Привлекать внимание так, как это получилось с «Евгением Онегиным» — не страшно? Вас не смутила бурная реакция на эту постановку?
Мне кажется, что внимания к этому было привлечено столько, сколько нужно. Более того, если бы не мнение Галины Павловны Вишневской, то все прошло бы намного спокойнее. А сам спектакль имеет безусловный успех у слушателей – сейчас уже можно делать какие-то выводы и говорить об этом. Он ни в коем случае не оставляет слушателей равнодушными — в этом смысле спектакль очень действенный.
Говоря об информационном противостоянии — Вас не смущает, что периодически возникают те или разговоры или публикации, связанные с Большим театром, причем не всегда имеющие под собой подоплеку из фактов?
Про Большой театр вообще очень много говорят. Это бездонный кладезь — в том смысле, что если ты не имеешь к нему отношения, но тебе нужно каким-то образом «прозвучать», то можно тут же «наехать» на что-либо в Большом театре и получить гарантированный всплеск интереса к себе. При этом, к сожалению, позиция самого Большого театра на тему таких комментариев четко не сформулирована. То есть Большой театр не очень хорошо понимает, как себя вести в таких ситуациях.
Как правило, считается, что мы не можем реагировать и отвечать на всякие глупости. С одной стороны, действительно, не можем, а с другой стороны… Вот, допустим, сидят два шахматиста, и один начинает играть крайне нагло. Если другой скажет: «Да нет, ну, что это такое, что это за дурной тон!» — он тут же получит мат, и этим кончится все дело. Ведь есть же королевский гамбит, да? Страшно авантюристическая вещь. Но есть защиты. Можно сделать так или эдак. В результате чего тот, кто в начале нахамил, в эндшпиле с гарантией получит все, что ему за это полагается. Если, конечно, делать это умело. Но вот таких стратегий мы пока не разработали.

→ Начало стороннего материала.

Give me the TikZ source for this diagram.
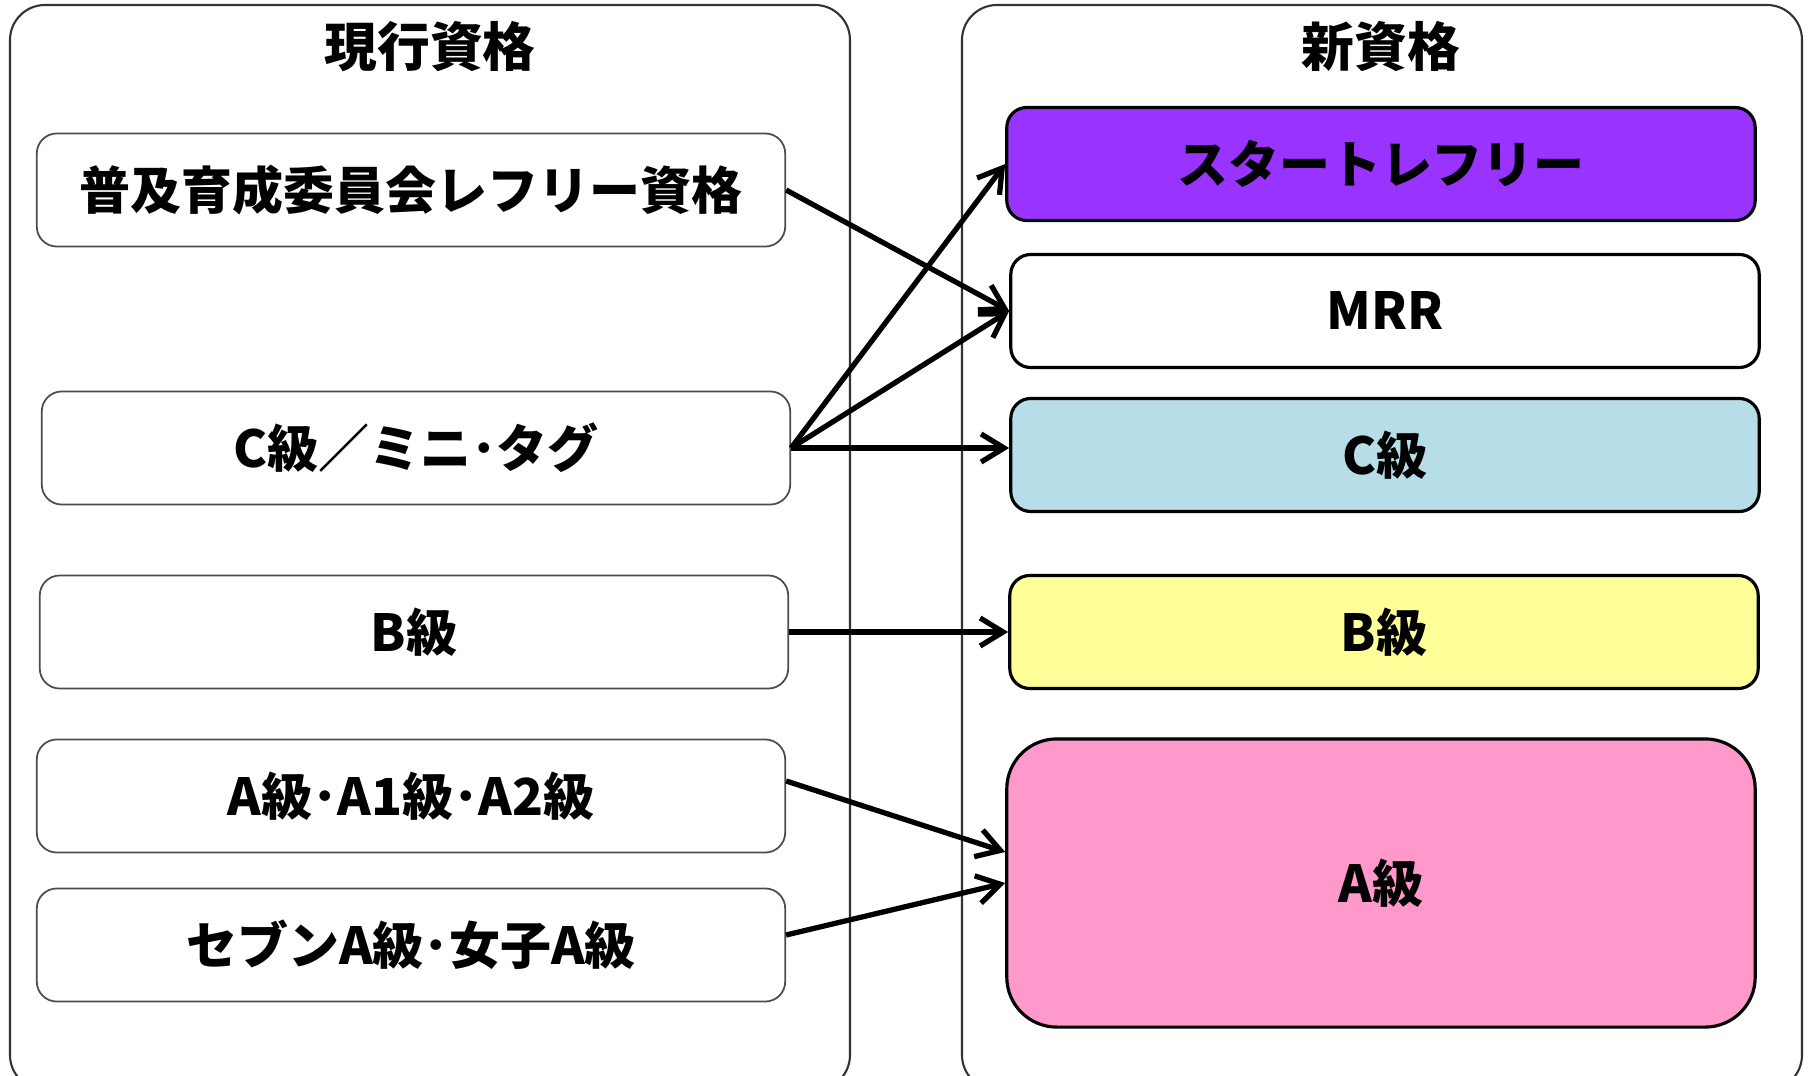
\documentclass[tikz,border=0pt]{standalone}
\usepackage{fontspec}
\setmainfont{Noto Sans CJK JP}
\usetikzlibrary{arrows.meta}
\definecolor{startpurple}{HTML}{9933FF}
\definecolor{cblue}{HTML}{B7DDE8}
\definecolor{byellow}{HTML}{FFFF99}
\definecolor{apink}{HTML}{FF99CC}

\begin{document}
\begin{tikzpicture}[x=0.01cm, y=-0.01cm,
    panel/.style={draw=black!80, line width=0.6pt, rounded corners=0.35cm},
    oldbox/.style={draw=black!70, line width=0.5pt, rounded corners=0.2cm,
        minimum width=7.48cm, minimum height=1.13cm,
        font=\bfseries\fontsize{14.5}{16}\selectfont},
    newbox/.style={draw=black, line width=0.9pt, rounded corners=0.2cm,
        minimum width=7.48cm, minimum height=1.13cm,
        font=\bfseries\fontsize{14.5}{16}\selectfont},
    conn/.style={line width=1.5pt, -{Straight Barb[length=2.3mm,width=2.8mm]}}]
    \clip (0,0) rectangle (1808,1076);
    % panels
    \draw[panel] (10,5) rectangle (850,1090);
    \draw[panel] (962,5) rectangle (1802,1090);
    \node[font=\bfseries\fontsize{15}{17}\selectfont] (oldtitle) at (430,47) {現行資格};
    \node[font=\bfseries\fontsize{15}{17}\selectfont] (newtitle) at (1381,47) {新資格};
    % current qualifications
    \node[oldbox] (fukyu) at (411,190) {普及育成委員会レフリー資格};
    \node[oldbox] (cmini) at (416,448) {C級／ミニ･タグ};
    \node[oldbox] (bold)  at (414,632) {B級};
    \node[oldbox] (aold)  at (411,796) {A級･A1級･A2級};
    \node[oldbox] (seven) at (411,945) {セブンA級･女子A級};
    % new qualifications
    \node[newbox, fill=startpurple] (start) at (1381,164) {スタートレフリー};
    \node[newbox] (mrr) at (1385,311) {MRR};
    \node[newbox, fill=cblue] (cnew) at (1385,455) {C級};
    \node[newbox, fill=byellow] (bnew) at (1384,632) {B級};
    \node[newbox, fill=apink, minimum height=2.88cm, rounded corners=0.5cm] (anew) at (1381,883) {A級};
    % arrows
    \draw[conn] (fukyu.east) -- (mrr.west);
    \draw[conn] (cmini.east) -- (start.west);
    \draw[conn] (cmini.east) -- (mrr.west);
    \draw[conn] (cmini.east) -- (cmini.east -| cnew.west);
    \draw[conn] (bold.east) -- (bnew.west);
    \draw[conn] ([yshift=0.15cm]aold.east) -- ([yshift=0.31cm]anew.west);
    \draw[conn] ([yshift=0.1cm]seven.east) -- (anew.west);
\end{tikzpicture}
\end{document}
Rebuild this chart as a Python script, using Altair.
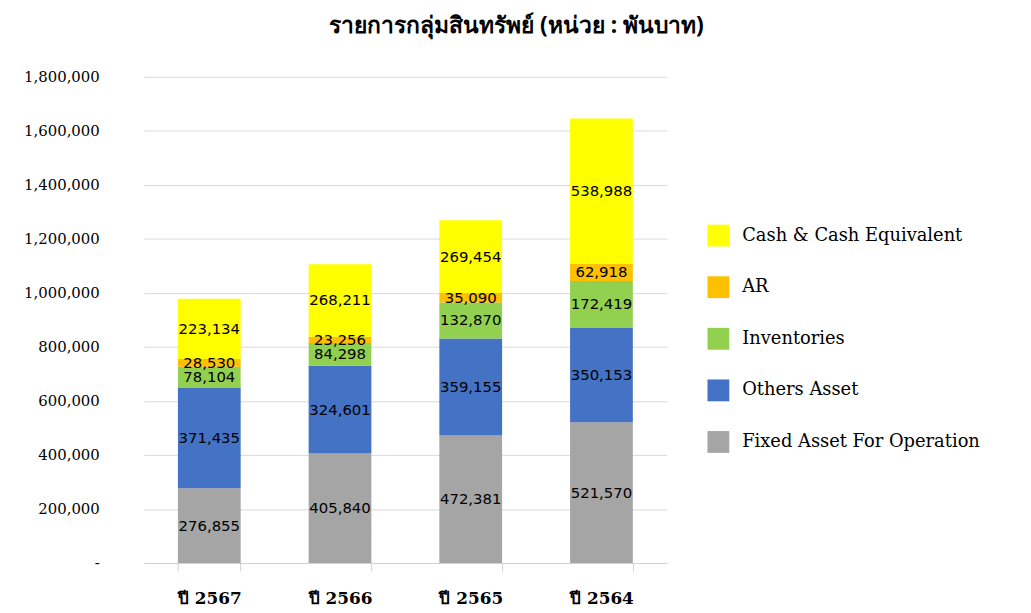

Собственно, эта мысль пересекается и с тем, что я говорил о спектаклях, как информационных поводах. Конечно, «Царская невеста» не может уже являться таковым – им, скорее, станет артистка Икс или дирижер Игрек. Но речь о том, что Большой театр должен иметь некую стратегию и четкое понимание того, как он открывается обществу, как общество его воспринимает. То есть должен работать над своим имиджем. Правда, это легко сказать, но очень трудно сделать. Но работа ведется и в этом направлении.